Vocabolario Dantesco
alchìmia s.f.
Commedia 2 (2 Inf.).
Commedia alchìmia Inf. 29.119, 29.137 (:).
Dall'ar. al-kimiya attraverso il basso lat. alchimia, chimia (DELI 2 s.v. alchimia). Il sost. costituisce uno di quegli arabismi scientifici ben acclimatati nella lingua letteraria antica (prima att., nella forma alchima, in Bonagiunta Orbicciani; cfr. TLIO s.v. alchimia).
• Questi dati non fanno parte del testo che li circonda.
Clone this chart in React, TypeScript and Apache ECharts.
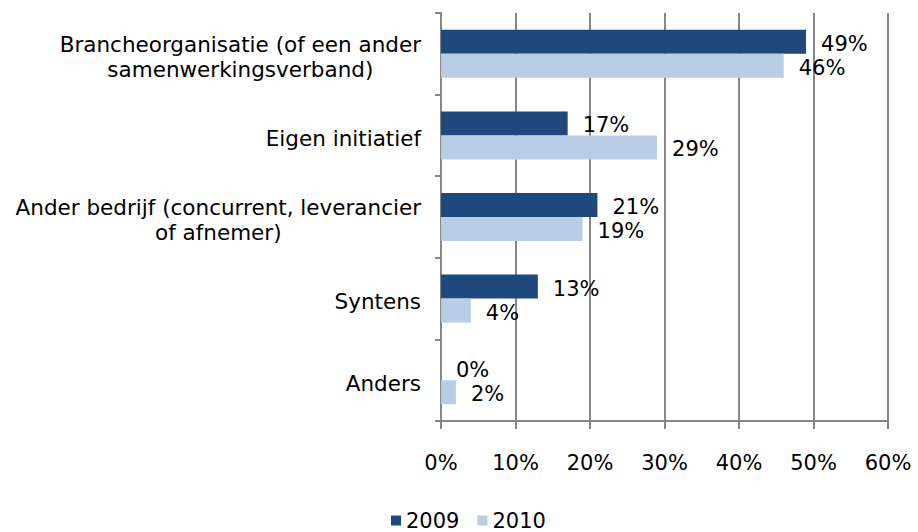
import React, { useEffect, useRef } from "react";
import * as echarts from "echarts";

const categories = [
  "Brancheorganisatie (of een ander\nsamenwerkingsverband)",
  "Eigen initiatief",
  "Ander bedrijf (concurrent, leverancier\nof afnemer)",
  "Syntens",
  "Anders",
];
const values2009 = [49, 17, 21, 13, 0];
const values2010 = [46, 29, 19, 4, 2];
const seriesNames = ["2009", "2010"];
const xTicks = [0, 10, 20, 30, 40, 50, 60];

const FONT = "DejaVu Sans";
const FS = 21;
const FS_CAT = 21.5;

export default function App() {
  const ref = useRef<HTMLDivElement>(null);
  useEffect(() => {
    if (!ref.current) return;
    const chart = echarts.init(ref.current, undefined, { renderer: "svg" });
    const label = {
      show: true,
      position: "right" as const,
      distance: 15,
      offset: [0, 2],
      formatter: "{c}%",
      color: "#000",
      fontSize: FS,
      fontFamily: FONT,
    };
    chart.setOption({
      animation: false,
      backgroundColor: "#fff",
      textStyle: { fontFamily: FONT },
      grid: { left: 441, right: 30, top: 13, bottom: 111, containLabel: false },
      legend: {
        data: seriesNames,
        left: 391,
        top: 510,
        padding: 0,
        itemWidth: 10,
        itemHeight: 10,
        itemGap: 18,
        icon: "rect",
        textStyle: { fontSize: FS, fontFamily: FONT, color: "#000" },
      },
      xAxis: {
        type: "value",
        min: xTicks[0],
        max: xTicks[xTicks.length - 1],
        interval: 10,
        axisLine: { show: true, lineStyle: { color: "#868686", width: 2 } },
        axisTick: { show: true, length: 8, lineStyle: { color: "#868686", width: 2 } },
        splitLine: { show: true, lineStyle: { color: "#868686", width: 2 } },
        axisLabel: {
          formatter: "{value}%",
          fontSize: FS,
          fontFamily: FONT,
          color: "#000",
          margin: 31,
        },
      },
      yAxis: {
        type: "category",
        data: categories,
        inverse: true,
        axisLine: { show: true, lineStyle: { color: "#868686", width: 2 } },
        axisTick: { show: true, length: 6, alignWithLabel: false, lineStyle: { color: "#868686", width: 2 } },
        axisLabel: {
          margin: 20,
          fontSize: FS_CAT,
          fontFamily: FONT,
          color: "#000",
          lineHeight: 25,
          padding: [6, 0, 0, 0],
          formatter: (v: string) =>
            v
              .split("\n")
              .map((l) => `{c|${l}}`)
              .join("\n"),
          rich: {
            c: { align: "center", fontSize: FS_CAT, fontFamily: FONT, color: "#000", lineHeight: 25 },
          },
        },
      },
      series: [
        {
          name: seriesNames[0],
          type: "bar",
          data: values2009,
          barWidth: 24,
          barGap: "0%",
          itemStyle: { color: "#1F497D" },
          label,
        },
        {
          name: seriesNames[1],
          type: "bar",
          data: values2010,
          barWidth: 24,
          barGap: "0%",
          itemStyle: { color: "#B9CDE5" },
          label,
        },
      ],
    });
    return () => chart.dispose();
  }, []);
  return <div ref={ref} style={{ width: 918, height: 532, position: "absolute", left: 0, top: 0 }} />;
}
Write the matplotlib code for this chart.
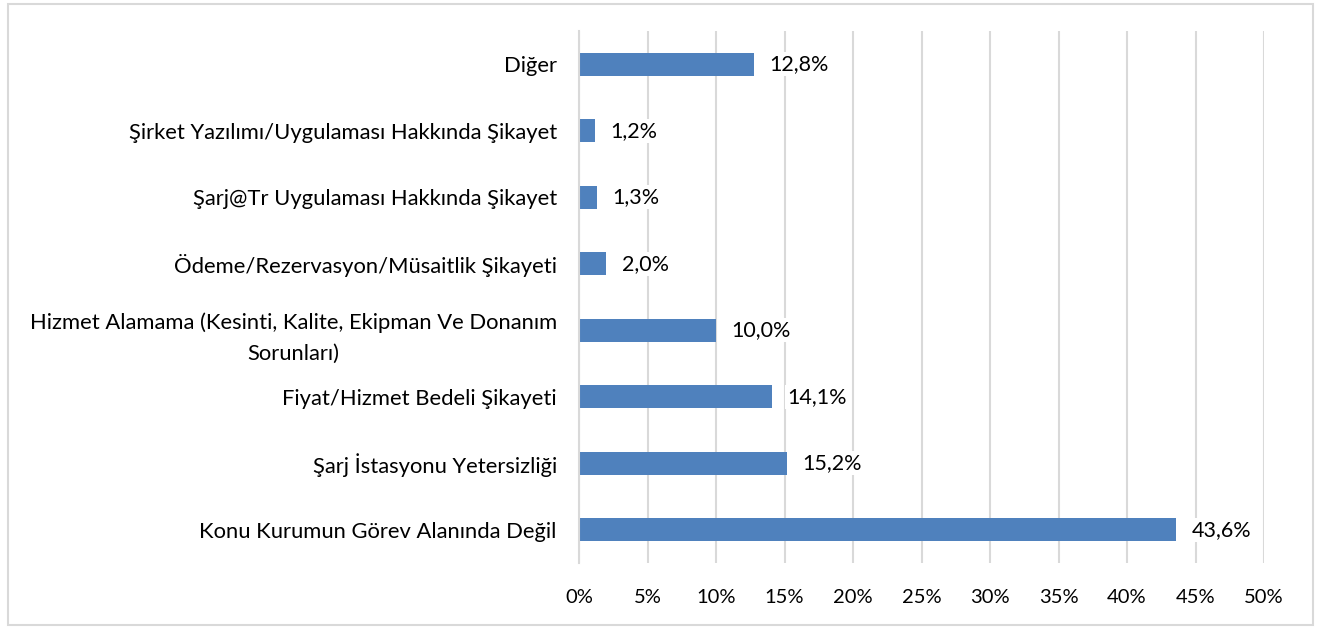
# Horizontal bar chart of complaint categories
import matplotlib.pyplot as plt
from matplotlib.patches import Rectangle
from matplotlib.ticker import MultipleLocator, FuncFormatter

plt.rcParams['font.family'] = ['Lato', 'DejaVu Sans']

# Data (top to bottom as shown)
categories = [
    "Diğer",
    "Şirket Yazılımı/Uygulaması Hakkında Şikayet",
    "Şarj@Tr Uygulaması Hakkında Şikayet",
    "Ödeme/Rezervasyon/Müsaitlik Şikayeti",
    "Hizmet Alamama (Kesinti, Kalite, Ekipman Ve Donanım\nSorunları)",
    "Fiyat/Hizmet Bedeli Şikayeti",
    "Şarj İstasyonu Yetersizliği",
    "Konu Kurumun Görev Alanında Değil",
]
values = [12.8, 1.2, 1.3, 2.0, 10.0, 14.1, 15.2, 43.6]
value_labels = ["12,8%", "1,2%", "1,3%", "2,0%", "10,0%", "14,1%", "15,2%", "43,6%"]

bar_color = "#4F81BD"
grid_color = "#D9D9D9"

fig = plt.figure(figsize=(13.25, 6.28), dpi=100)
ax = fig.add_axes([0.437, 0.1035, 0.517, 0.847])

# Outer chart border
fig.patches.append(Rectangle((0.006, 0.004), 0.985, 0.99, transform=fig.transFigure,
                             fill=False, edgecolor=grid_color, linewidth=1.5))

y_pos = list(range(len(categories)))[::-1]
ax.barh(y_pos, values, height=0.35, color=bar_color, zorder=2)

for y, v, lab in zip(y_pos, values, value_labels):
    ax.annotate(lab, xy=(v, y), xytext=(11, 0), textcoords="offset points",
                ha="left", va="center", fontsize=15.5, color="#000000", zorder=3,
                bbox=dict(boxstyle="square,pad=0.1", facecolor="white", edgecolor="none"))

ax.set_yticks(y_pos)
ax.set_yticklabels(categories, fontsize=15.8, multialignment="center", linespacing=1.7)
ax.set_ylim(-0.5, len(categories) - 0.5)

ax.set_xlim(0, 50)
ax.xaxis.set_major_locator(MultipleLocator(5))
ax.xaxis.set_major_formatter(FuncFormatter(lambda x, p: f"{x:.0f}%"))
ax.tick_params(axis="x", labelsize=14.5, length=0, pad=19)
ax.tick_params(axis="y", length=0, pad=16)

ax.grid(axis="x", color=grid_color, linewidth=1.5, zorder=0)
ax.set_axisbelow(True)
for s in ["top", "right", "bottom"]:
    ax.spines[s].set_visible(False)
ax.spines["left"].set_color(grid_color)
ax.spines["left"].set_linewidth(1.5)

fig.savefig("out.png", dpi=100)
L'accentazione alchìmia, richiesta in Inf. 29.119 dall'andamento ritmico del verso e in Inf. 29.137 dalla rima con scimia, trova conferme nelle att. più antiche del termine: oltre all'uso poetico (cfr. alchimia : scimia in Chiaro Davanzati; archimia : biastimia in Fazio degli Uberti), ne danno prova le riduzioni ad alchima, archima, nonché alcune formazioni derivative come alchimo, archimo 'alchimista' (cfr. TLIO s.v. archimo), att. peraltro in componimenti poetici d'ispirazione dantesca (cfr. Lorenzi Biondi, «Trentacinque anni intende c’avia», pp. 111-112; 115; 120). Sull'accentazione del sost. cfr. anche Calderone, «Alchìmia» sì, «Alchimìa» no; Cordié, Alchìmia.
Autore: Barbara Fanini.
Data redazione: 10.03.2016.
Data ultima revisione: 27.04.2018.
1 Arte di trasformare in oro i metalli vili.
[1] Inf. 29.119: Ma ne l'ultima bolgia de le diece / me per l'alchìmia che nel mondo usai / dannò Minòs, a cui fallar non lece».
[2] Inf. 29.137: sì vedrai ch'io son l'ombra di Capocchio, / che falsai li metalli con l'alchìmia; / e te dee ricordar, se ben t'adocchio, / com' io fui di natura buona scimia».